TASK INSTRUCTIONS – Retype the run of lines that opens with the line containing "Rebuild this chart" and closes with the line containing "p.add_layout(tab)", exactly and inclusively, but skip the pictures.

Code that draws figures:

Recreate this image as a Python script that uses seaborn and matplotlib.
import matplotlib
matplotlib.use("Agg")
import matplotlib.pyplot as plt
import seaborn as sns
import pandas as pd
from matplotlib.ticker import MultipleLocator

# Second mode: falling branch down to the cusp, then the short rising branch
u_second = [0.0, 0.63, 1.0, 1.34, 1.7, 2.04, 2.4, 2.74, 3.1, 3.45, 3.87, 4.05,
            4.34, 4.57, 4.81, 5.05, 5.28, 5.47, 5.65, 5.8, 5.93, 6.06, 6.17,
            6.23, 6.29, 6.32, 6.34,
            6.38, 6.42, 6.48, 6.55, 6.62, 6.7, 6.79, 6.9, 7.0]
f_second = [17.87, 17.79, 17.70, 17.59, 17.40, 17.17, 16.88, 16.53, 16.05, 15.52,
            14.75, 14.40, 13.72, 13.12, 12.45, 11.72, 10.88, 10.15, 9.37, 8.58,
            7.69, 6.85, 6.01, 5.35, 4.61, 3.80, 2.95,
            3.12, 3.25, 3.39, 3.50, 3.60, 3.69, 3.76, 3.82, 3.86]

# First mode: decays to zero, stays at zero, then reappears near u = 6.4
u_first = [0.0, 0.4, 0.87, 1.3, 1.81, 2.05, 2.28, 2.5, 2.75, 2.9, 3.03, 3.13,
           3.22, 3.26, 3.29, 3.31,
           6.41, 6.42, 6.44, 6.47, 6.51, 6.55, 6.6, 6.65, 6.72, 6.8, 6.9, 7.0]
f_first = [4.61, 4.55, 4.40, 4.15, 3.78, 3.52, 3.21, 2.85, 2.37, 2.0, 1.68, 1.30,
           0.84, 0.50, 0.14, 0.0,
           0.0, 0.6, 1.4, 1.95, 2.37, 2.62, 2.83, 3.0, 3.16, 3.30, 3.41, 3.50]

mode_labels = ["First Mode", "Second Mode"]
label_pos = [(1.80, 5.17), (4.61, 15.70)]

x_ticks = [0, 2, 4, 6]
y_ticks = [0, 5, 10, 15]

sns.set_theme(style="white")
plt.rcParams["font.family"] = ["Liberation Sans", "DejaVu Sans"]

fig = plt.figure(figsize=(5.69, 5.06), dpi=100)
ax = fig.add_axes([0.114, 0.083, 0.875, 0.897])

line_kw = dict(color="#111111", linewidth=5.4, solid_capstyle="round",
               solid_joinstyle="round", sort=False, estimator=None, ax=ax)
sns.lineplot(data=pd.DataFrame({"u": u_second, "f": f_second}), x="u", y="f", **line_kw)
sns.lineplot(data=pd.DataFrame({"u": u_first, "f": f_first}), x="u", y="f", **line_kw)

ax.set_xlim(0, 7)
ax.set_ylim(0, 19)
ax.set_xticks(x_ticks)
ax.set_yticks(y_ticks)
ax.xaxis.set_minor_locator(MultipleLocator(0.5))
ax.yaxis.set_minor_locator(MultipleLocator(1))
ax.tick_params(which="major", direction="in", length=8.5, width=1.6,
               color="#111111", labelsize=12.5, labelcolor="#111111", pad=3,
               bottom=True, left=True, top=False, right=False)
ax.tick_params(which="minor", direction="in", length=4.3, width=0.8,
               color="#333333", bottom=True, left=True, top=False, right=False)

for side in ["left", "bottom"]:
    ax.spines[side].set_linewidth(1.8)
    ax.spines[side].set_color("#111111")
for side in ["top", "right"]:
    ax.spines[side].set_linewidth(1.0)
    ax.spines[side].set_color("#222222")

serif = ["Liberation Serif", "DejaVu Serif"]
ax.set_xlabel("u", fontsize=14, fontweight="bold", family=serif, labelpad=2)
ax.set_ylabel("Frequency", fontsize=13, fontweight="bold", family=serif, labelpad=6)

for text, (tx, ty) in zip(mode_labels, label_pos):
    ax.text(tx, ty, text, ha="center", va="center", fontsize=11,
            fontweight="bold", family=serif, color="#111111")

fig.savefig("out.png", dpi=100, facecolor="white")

==

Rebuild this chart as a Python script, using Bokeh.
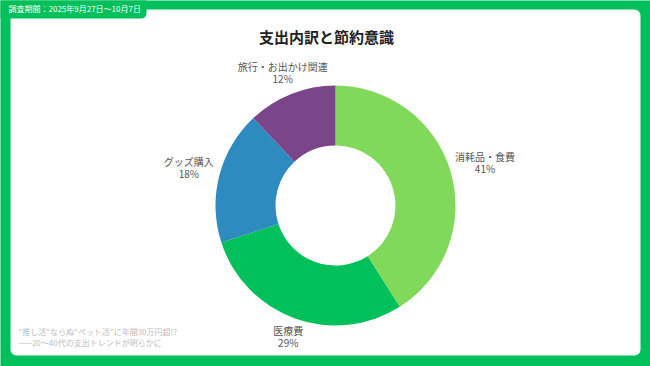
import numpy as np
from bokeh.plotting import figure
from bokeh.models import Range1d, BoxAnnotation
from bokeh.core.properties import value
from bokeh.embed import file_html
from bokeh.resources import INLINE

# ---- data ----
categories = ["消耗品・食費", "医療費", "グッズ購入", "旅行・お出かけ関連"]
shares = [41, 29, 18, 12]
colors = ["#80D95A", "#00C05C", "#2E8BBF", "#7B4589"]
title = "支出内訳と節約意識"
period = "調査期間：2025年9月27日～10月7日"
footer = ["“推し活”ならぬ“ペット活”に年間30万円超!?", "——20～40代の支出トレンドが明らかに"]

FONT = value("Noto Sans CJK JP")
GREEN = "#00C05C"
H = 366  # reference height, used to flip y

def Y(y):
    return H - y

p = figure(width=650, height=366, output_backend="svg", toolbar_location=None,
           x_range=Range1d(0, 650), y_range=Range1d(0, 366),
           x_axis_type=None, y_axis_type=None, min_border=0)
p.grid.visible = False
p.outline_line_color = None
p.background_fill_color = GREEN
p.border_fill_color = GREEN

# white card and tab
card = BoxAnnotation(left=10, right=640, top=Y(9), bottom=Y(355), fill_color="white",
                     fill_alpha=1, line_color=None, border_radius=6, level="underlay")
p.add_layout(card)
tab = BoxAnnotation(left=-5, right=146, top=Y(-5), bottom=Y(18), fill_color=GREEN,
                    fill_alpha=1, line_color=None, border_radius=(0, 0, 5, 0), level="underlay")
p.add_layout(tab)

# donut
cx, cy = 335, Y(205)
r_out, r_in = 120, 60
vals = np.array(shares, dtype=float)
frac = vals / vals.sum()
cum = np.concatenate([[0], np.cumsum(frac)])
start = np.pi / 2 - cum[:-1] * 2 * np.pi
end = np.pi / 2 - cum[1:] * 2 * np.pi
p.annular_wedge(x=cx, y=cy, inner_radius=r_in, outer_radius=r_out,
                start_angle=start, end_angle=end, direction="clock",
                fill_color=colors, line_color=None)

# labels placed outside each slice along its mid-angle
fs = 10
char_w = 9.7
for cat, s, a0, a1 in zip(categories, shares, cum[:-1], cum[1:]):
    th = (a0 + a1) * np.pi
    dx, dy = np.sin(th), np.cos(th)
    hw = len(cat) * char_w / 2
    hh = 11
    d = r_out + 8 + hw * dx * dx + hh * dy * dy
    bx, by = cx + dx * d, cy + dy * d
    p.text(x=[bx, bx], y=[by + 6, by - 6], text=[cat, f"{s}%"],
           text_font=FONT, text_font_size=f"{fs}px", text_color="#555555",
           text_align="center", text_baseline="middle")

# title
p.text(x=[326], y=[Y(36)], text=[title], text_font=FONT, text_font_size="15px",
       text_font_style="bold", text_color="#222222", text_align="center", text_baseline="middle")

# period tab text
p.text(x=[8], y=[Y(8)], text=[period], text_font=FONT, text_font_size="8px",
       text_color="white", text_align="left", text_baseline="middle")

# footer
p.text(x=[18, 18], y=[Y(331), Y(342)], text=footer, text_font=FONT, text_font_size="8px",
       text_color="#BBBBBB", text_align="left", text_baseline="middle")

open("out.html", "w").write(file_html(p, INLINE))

ANSWER TO THIS PROBLEM –
Rebuild this chart as a Python script, using Bokeh.
import numpy as np
from bokeh.plotting import figure
from bokeh.models import Range1d, BoxAnnotation
from bokeh.core.properties import value
from bokeh.embed import file_html
from bokeh.resources import INLINE

# ---- data ----
categories = ["消耗品・食費", "医療費", "グッズ購入", "旅行・お出かけ関連"]
shares = [41, 29, 18, 12]
colors = ["#80D95A", "#00C05C", "#2E8BBF", "#7B4589"]
title = "支出内訳と節約意識"
period = "調査期間：2025年9月27日～10月7日"
footer = ["“推し活”ならぬ“ペット活”に年間30万円超!?", "——20～40代の支出トレンドが明らかに"]

FONT = value("Noto Sans CJK JP")
GREEN = "#00C05C"
H = 366  # reference height, used to flip y

def Y(y):
    return H - y

p = figure(width=650, height=366, output_backend="svg", toolbar_location=None,
           x_range=Range1d(0, 650), y_range=Range1d(0, 366),
           x_axis_type=None, y_axis_type=None, min_border=0)
p.grid.visible = False
p.outline_line_color = None
p.background_fill_color = GREEN
p.border_fill_color = GREEN

# white card and tab
card = BoxAnnotation(left=10, right=640, top=Y(9), bottom=Y(355), fill_color="white",
                     fill_alpha=1, line_color=None, border_radius=6, level="underlay")
p.add_layout(card)
tab = BoxAnnotation(left=-5, right=146, top=Y(-5), bottom=Y(18), fill_color=GREEN,
                    fill_alpha=1, line_color=None, border_radius=(0, 0, 5, 0), level="underlay")
p.add_layout(tab)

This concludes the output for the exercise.